Extract 3-5 meaningful features from raw events
Calculate at least one time-based aggregate (rolling window)
Store features alongside events for training

Day 3: Train a Baseline Model

Use historical events to create a training dataset
Start with a simple model (logistic regression, decision tree)
Measure offline performance (precision, recall, AUC)
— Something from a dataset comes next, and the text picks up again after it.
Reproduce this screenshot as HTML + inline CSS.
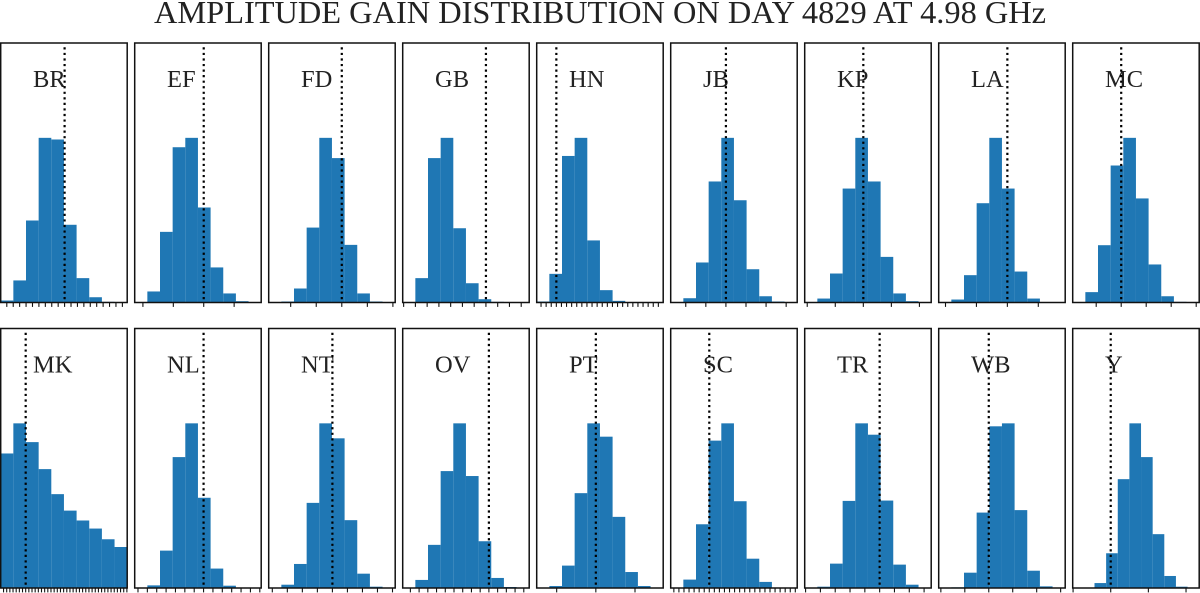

Day 4: Deploy for Real-Time Scoring

Load model and apply to incoming events
Emit prediction events to a new stream
Log predictions and inputs for analysis

Day 5: Close the Loop

Connect predictions to downstream actions
Collect ground truth labels when available
Monitor model performance in production

Lessons from Production Systems

Start with rules, graduate to ML. Rule-based systems are faster to build and easier to debug. Add ML when rules become too complex or miss patterns.
Latency budgets are non-negotiable. Define maximum allowed latency upfront (e.g., 200ms). Design your system to stay within budget even under load.
Simplicity scales. Complex feature engineering and model ensembles have their place, but start simple and add complexity only when justified by measurable gains.
Ownership matters. Someone needs to be responsible for monitoring model performance and triggering retraining. Make this explicit.
Document assumptions relentlessly. Future you (or future teammates) will thank you for documenting why features are calculated a certain way or why certain thresholds were chosen.

Next Steps

Real-time AI analytics isn't just for tech giants anymore. With modern event streaming platforms and accessible ML tools, small teams can build responsive AI systems in weeks, not months.

Start with one use case—fraud detection, personalization, predictive maintenance, whatever creates immediate value—and prove the pattern works. Once you've built confidence in the approach, expand to other domains.

The future of AI is real-time, event-driven, and incremental. The tools are here. The patterns are proven. Now it's your turn to build.